The papers of Bruinsma et al. (2009a, b) and related papers on herbivory and JA signalling suggest several parameters which influence the outcome of a tritrophic interaction, thus being of interest in crop improvement in the natural environment: (i) cultivar specificity of herbivores; (ii) specificity and sensitivity of parasitoids; (iii) timing and strength of the plant response upon herbivore infestation; (iv) synthesis and perception of specific signalling compounds, such as ion channel-forming compounds or the oxylipins OPDA and JA; (v) different degree of responses in early and late steps of signal transduction; (vi) expression, half-life, and specificity of JAZ proteins; (vii) quantity and composition of the volatile blend; and (viii) specificity of volatiles in affecting oviposition.

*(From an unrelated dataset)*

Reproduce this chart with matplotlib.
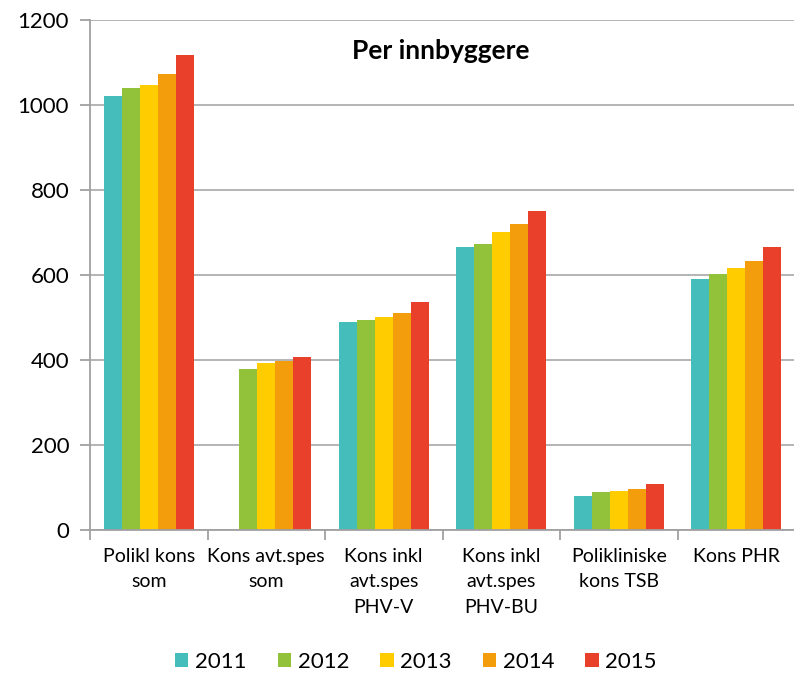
import matplotlib.pyplot as plt
import numpy as np

plt.rcParams['font.family'] = ['Lato', 'DejaVu Sans']

categories = ['Polikl kons\nsom', 'Kons avt.spes\nsom', 'Kons inkl\navt.spes\nPHV-V',
              'Kons inkl\navt.spes\nPHV-BU', 'Polikliniske\nkons TSB', 'Kons PHR']
years = ['2011', '2012', '2013', '2014', '2015']
v2011 = [1021, np.nan, 489, 667, 80, 591]
v2012 = [1040, 378, 494, 674, 89, 603]
v2013 = [1047, 394, 501, 701, 92, 616]
v2014 = [1074, 398, 511, 720, 97, 632]
v2015 = [1117, 407, 536, 750, 108, 667]
colors = ['#45BDBB', '#92C23A', '#FFCC00', '#F39C0C', '#E8402B']

series = [v2011, v2012, v2013, v2014, v2015]

fig = plt.figure(figsize=(7.94, 6.73), dpi=100)
ax = fig.add_axes([90 / 794, 1 - 530 / 673, 705 / 794, 510 / 673])

x = np.arange(len(categories))
w = 0.153
for k, (vals, c, yr) in enumerate(zip(series, colors, years)):
    ax.bar(x + (k - 2) * w, vals, width=w, color=c, label=yr, zorder=2)

ax.set_xlim(-0.5, len(categories) - 0.5)
ax.set_ylim(0, 1200)
ax.set_yticks(np.arange(0, 1201, 200))
ax.tick_params(axis='y', labelsize=16, length=7, color='#a0a0a0', width=1.3, pad=8)
ax.yaxis.grid(True, color='#a8a8a8', linewidth=1.2, zorder=0)
ax.set_axisbelow(True)

# category boundaries get the tick marks, labels sit in between
ax.set_xticks(np.arange(-0.5, len(categories), 1), minor=False)
ax.set_xticklabels([])
ax.tick_params(axis='x', length=7, color='#a0a0a0', width=1.3, direction='out')
ax.set_xticks(x, minor=True)
ax.set_xticklabels(categories, minor=True, fontsize=14, linespacing=1.6, va='top')
ax.tick_params(axis='x', which='minor', length=0, pad=13)

for s in ['top', 'right']:
    ax.spines[s].set_visible(False)
for s in ['left', 'bottom']:
    ax.spines[s].set_color('#a0a0a0')
    ax.spines[s].set_linewidth(1.3)

ax.text(0.497, 0.94, 'Per innbyggere', transform=ax.transAxes, ha='center', va='center',
        fontsize=19, fontweight='bold')

fig.legend(loc='center', bbox_to_anchor=(416 / 794, 1 - 662 / 673), ncol=5, frameon=False,
           fontsize=16, handlelength=0.6, handleheight=0.6, handletextpad=0.3, columnspacing=1.4)

fig.savefig('out.png', dpi=100)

There is an increasing body of evidence demonstrating that the co-evolution of plants, herbivores and parasitoids increases the complexity of tritrophic interactions. Examples of inputs to these systems include a network of plant signalling compounds (hormones, such as ethylene and salicylic acid; Pieterse and Dicke, 2007; Poelman et al., 2008; Pieterse et al., 2009) and the selection pressure imposed by associative learning (such as in sexual communication system of parasitic wasps; Huigens et al., 2009). Careful observation and documentation of inputs and responses, combined with the functional interpretation of underlying scenarios, will lead to a better understanding of the nature of tritrophic systems. Furthermore, the rapidly growing methodological potential provided by genomic, transcriptomic, proteomic, and metabolomic approaches, combined with bioinformatics, will provide essential information to inform the design of biotechnological and field applications.